§ **Raw data**:
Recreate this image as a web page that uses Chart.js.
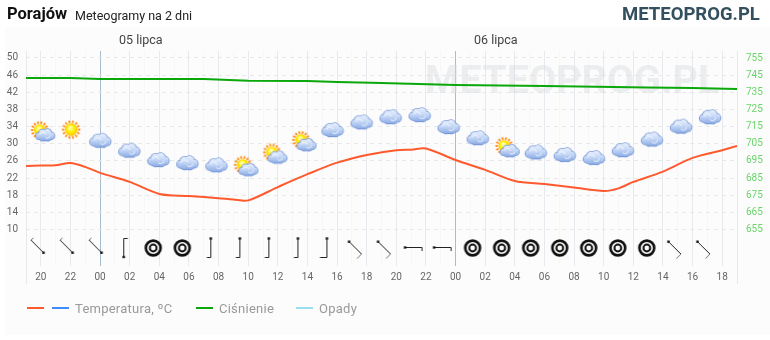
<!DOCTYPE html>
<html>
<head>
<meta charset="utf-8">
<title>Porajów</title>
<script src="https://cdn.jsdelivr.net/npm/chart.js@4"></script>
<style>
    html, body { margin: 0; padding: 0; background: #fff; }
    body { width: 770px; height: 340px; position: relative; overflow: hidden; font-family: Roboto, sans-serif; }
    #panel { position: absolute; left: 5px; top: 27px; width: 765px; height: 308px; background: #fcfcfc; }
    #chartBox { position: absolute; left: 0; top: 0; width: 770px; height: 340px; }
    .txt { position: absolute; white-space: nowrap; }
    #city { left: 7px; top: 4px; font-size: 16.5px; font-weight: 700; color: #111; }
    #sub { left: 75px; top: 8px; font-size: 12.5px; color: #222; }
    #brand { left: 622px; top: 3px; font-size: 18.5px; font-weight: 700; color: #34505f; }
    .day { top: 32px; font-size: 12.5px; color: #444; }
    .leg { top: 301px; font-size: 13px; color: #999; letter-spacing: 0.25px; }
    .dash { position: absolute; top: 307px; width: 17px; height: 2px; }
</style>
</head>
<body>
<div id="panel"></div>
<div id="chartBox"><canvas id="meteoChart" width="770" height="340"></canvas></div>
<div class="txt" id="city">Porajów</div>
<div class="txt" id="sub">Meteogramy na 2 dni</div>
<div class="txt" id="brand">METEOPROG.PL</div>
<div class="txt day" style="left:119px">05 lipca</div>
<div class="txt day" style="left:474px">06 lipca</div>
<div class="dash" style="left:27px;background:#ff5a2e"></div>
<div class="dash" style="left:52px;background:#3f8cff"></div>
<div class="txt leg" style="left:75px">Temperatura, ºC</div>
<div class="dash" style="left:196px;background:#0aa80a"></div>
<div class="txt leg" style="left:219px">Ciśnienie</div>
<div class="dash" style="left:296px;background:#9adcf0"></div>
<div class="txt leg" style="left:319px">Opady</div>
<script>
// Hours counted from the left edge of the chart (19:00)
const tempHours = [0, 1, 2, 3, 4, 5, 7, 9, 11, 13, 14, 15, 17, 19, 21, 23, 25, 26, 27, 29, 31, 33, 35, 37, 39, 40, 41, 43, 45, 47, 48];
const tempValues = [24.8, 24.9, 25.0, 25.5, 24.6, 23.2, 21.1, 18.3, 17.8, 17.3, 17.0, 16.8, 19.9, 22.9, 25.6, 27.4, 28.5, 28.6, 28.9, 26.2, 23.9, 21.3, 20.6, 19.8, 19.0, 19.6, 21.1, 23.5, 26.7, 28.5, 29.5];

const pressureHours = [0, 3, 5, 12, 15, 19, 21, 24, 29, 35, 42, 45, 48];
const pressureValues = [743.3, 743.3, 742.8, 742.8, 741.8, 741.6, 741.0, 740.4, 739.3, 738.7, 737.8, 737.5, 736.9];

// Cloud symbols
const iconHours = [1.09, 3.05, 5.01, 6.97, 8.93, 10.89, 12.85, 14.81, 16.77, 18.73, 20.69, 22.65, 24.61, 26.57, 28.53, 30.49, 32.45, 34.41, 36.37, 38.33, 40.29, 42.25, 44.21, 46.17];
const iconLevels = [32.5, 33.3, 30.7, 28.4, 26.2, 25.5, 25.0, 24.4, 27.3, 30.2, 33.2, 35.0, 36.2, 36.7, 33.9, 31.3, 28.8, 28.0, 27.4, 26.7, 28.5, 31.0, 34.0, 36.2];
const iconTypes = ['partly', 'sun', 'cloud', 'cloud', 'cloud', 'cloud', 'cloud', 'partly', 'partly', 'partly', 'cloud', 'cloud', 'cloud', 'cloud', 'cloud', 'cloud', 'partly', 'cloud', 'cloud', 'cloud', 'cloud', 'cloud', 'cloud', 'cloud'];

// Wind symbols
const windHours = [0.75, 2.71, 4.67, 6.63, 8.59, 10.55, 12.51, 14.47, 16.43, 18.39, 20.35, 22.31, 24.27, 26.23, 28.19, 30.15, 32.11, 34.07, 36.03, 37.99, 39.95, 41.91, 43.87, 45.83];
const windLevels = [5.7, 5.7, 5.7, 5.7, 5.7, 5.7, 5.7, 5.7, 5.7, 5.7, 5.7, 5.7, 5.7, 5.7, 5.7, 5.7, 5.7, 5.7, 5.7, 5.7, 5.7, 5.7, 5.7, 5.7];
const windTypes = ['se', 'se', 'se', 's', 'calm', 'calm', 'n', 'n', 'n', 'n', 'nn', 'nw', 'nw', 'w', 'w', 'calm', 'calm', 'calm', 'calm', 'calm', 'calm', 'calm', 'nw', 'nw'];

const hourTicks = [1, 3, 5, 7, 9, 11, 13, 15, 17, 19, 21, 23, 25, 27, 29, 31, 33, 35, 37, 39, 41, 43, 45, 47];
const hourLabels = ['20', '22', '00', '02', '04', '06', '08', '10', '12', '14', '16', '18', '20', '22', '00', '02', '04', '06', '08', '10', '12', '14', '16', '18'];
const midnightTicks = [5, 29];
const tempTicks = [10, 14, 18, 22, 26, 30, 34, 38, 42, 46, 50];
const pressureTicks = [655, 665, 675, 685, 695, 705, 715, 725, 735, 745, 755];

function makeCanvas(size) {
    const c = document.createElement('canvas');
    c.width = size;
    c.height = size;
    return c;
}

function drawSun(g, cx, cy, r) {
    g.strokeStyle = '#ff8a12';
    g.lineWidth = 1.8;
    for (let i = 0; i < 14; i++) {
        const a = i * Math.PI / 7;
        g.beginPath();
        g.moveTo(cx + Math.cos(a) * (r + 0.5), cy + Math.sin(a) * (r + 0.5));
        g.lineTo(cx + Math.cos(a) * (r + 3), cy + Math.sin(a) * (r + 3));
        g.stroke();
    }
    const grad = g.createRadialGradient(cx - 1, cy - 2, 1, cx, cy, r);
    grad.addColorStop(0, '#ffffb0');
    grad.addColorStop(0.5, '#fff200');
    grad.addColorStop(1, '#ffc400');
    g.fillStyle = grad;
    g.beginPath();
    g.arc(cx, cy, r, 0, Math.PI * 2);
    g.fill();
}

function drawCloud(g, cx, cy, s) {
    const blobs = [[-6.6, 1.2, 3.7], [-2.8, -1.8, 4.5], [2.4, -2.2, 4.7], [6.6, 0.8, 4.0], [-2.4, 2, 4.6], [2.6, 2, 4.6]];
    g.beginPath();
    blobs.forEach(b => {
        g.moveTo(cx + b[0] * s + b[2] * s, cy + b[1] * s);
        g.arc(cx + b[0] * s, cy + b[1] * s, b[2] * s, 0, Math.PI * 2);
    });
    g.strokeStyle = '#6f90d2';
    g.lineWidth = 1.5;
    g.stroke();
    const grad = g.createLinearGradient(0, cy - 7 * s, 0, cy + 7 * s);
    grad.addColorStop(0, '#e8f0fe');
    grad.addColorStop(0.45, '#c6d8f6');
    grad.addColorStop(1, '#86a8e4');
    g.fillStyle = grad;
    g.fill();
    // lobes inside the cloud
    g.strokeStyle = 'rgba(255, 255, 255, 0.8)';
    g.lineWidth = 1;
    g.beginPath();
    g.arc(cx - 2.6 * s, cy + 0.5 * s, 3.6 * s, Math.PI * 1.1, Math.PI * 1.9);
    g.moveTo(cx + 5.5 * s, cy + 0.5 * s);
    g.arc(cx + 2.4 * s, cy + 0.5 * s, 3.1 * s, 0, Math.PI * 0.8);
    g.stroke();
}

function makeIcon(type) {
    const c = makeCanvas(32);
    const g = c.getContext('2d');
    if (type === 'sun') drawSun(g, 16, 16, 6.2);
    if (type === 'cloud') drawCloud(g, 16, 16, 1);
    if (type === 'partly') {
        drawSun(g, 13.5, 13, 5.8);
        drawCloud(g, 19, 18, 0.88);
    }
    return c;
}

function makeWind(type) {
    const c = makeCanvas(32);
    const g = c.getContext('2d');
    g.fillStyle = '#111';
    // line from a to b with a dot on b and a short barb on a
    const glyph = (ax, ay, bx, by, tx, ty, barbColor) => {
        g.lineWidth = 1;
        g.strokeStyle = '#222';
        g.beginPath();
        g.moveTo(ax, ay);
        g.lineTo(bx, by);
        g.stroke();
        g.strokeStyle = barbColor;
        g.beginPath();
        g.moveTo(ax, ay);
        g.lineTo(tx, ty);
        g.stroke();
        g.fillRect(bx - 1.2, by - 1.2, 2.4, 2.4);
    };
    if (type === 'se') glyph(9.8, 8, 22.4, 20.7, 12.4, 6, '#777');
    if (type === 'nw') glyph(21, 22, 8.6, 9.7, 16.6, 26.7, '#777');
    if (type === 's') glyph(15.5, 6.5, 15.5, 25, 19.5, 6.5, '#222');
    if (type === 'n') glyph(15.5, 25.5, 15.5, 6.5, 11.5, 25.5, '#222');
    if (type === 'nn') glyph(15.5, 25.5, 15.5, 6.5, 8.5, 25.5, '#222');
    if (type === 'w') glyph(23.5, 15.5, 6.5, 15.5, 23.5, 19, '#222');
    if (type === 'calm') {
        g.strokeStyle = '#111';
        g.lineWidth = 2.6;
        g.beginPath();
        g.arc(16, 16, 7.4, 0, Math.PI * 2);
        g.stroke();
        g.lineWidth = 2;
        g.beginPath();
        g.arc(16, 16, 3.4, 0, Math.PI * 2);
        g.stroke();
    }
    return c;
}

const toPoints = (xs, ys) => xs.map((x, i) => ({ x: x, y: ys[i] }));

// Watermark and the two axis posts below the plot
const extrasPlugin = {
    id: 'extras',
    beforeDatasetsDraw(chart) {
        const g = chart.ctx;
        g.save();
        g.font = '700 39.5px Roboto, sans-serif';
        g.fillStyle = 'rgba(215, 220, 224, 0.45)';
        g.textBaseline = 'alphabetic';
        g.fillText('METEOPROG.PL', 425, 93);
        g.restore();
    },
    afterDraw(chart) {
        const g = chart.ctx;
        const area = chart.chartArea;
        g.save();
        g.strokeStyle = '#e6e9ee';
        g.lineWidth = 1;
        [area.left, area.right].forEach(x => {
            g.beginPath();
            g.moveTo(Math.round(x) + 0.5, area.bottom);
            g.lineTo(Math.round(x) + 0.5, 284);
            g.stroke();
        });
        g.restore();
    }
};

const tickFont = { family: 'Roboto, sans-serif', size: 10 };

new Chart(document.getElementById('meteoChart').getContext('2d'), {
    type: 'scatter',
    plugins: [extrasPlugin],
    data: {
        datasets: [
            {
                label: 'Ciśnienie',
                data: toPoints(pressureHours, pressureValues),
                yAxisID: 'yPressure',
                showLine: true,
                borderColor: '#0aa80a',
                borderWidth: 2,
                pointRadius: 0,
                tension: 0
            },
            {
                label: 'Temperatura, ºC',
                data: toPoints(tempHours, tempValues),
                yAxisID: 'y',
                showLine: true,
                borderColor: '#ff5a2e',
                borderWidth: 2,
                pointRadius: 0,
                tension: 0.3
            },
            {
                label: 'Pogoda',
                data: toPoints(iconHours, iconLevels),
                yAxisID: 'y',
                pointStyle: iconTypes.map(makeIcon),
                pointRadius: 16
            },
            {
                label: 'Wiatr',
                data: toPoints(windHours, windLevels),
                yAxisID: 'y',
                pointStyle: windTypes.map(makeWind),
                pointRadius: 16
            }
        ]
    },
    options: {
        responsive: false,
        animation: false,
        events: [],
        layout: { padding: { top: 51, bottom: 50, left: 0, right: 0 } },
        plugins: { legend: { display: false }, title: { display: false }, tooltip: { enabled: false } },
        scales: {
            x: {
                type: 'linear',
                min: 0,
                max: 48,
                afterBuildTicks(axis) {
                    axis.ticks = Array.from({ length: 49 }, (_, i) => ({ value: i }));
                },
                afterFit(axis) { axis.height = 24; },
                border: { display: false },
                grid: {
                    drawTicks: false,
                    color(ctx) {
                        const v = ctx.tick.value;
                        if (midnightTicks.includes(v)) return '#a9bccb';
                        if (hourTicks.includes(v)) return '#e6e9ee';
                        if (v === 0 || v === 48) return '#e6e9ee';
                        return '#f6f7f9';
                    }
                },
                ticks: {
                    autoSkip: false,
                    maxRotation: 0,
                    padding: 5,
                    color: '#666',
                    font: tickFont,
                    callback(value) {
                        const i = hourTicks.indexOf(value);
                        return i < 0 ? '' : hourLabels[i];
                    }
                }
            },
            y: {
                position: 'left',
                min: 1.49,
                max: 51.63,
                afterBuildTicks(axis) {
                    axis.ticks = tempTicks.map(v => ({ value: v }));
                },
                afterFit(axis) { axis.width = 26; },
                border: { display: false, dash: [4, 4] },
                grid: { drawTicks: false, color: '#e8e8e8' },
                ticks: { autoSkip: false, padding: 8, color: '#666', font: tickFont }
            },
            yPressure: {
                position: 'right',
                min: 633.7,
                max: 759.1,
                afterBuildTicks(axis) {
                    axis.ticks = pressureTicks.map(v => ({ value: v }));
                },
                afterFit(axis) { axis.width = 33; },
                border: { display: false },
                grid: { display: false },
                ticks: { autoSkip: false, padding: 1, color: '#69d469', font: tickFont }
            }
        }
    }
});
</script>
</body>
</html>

§ **What is being asked**:
Without the pictures, please reproduce each line of the listing above exactly, from the first one through the line bearing "26.7, 28.5, 29.5];".

§ **Task output**:
Recreate this image as a web page that uses Chart.js.
<!DOCTYPE html>
<html>
<head>
<meta charset="utf-8">
<title>Porajów</title>
<script src="https://cdn.jsdelivr.net/npm/chart.js@4"></script>
<style>
    html, body { margin: 0; padding: 0; background: #fff; }
    body { width: 770px; height: 340px; position: relative; overflow: hidden; font-family: Roboto, sans-serif; }
    #panel { position: absolute; left: 5px; top: 27px; width: 765px; height: 308px; background: #fcfcfc; }
    #chartBox { position: absolute; left: 0; top: 0; width: 770px; height: 340px; }
    .txt { position: absolute; white-space: nowrap; }
    #city { left: 7px; top: 4px; font-size: 16.5px; font-weight: 700; color: #111; }
    #sub { left: 75px; top: 8px; font-size: 12.5px; color: #222; }
    #brand { left: 622px; top: 3px; font-size: 18.5px; font-weight: 700; color: #34505f; }
    .day { top: 32px; font-size: 12.5px; color: #444; }
    .leg { top: 301px; font-size: 13px; color: #999; letter-spacing: 0.25px; }
    .dash { position: absolute; top: 307px; width: 17px; height: 2px; }
</style>
</head>
<body>
<div id="panel"></div>
<div id="chartBox"><canvas id="meteoChart" width="770" height="340"></canvas></div>
<div class="txt" id="city">Porajów</div>
<div class="txt" id="sub">Meteogramy na 2 dni</div>
<div class="txt" id="brand">METEOPROG.PL</div>
<div class="txt day" style="left:119px">05 lipca</div>
<div class="txt day" style="left:474px">06 lipca</div>
<div class="dash" style="left:27px;background:#ff5a2e"></div>
<div class="dash" style="left:52px;background:#3f8cff"></div>
<div class="txt leg" style="left:75px">Temperatura, ºC</div>
<div class="dash" style="left:196px;background:#0aa80a"></div>
<div class="txt leg" style="left:219px">Ciśnienie</div>
<div class="dash" style="left:296px;background:#9adcf0"></div>
<div class="txt leg" style="left:319px">Opady</div>
<script>
// Hours counted from the left edge of the chart (19:00)
const tempHours = [0, 1, 2, 3, 4, 5, 7, 9, 11, 13, 14, 15, 17, 19, 21, 23, 25, 26, 27, 29, 31, 33, 35, 37, 39, 40, 41, 43, 45, 47, 48];
const tempValues = [24.8, 24.9, 25.0, 25.5, 24.6, 23.2, 21.1, 18.3, 17.8, 17.3, 17.0, 16.8, 19.9, 22.9, 25.6, 27.4, 28.5, 28.6, 28.9, 26.2, 23.9, 21.3, 20.6, 19.8, 19.0, 19.6, 21.1, 23.5, 26.7, 28.5, 29.5];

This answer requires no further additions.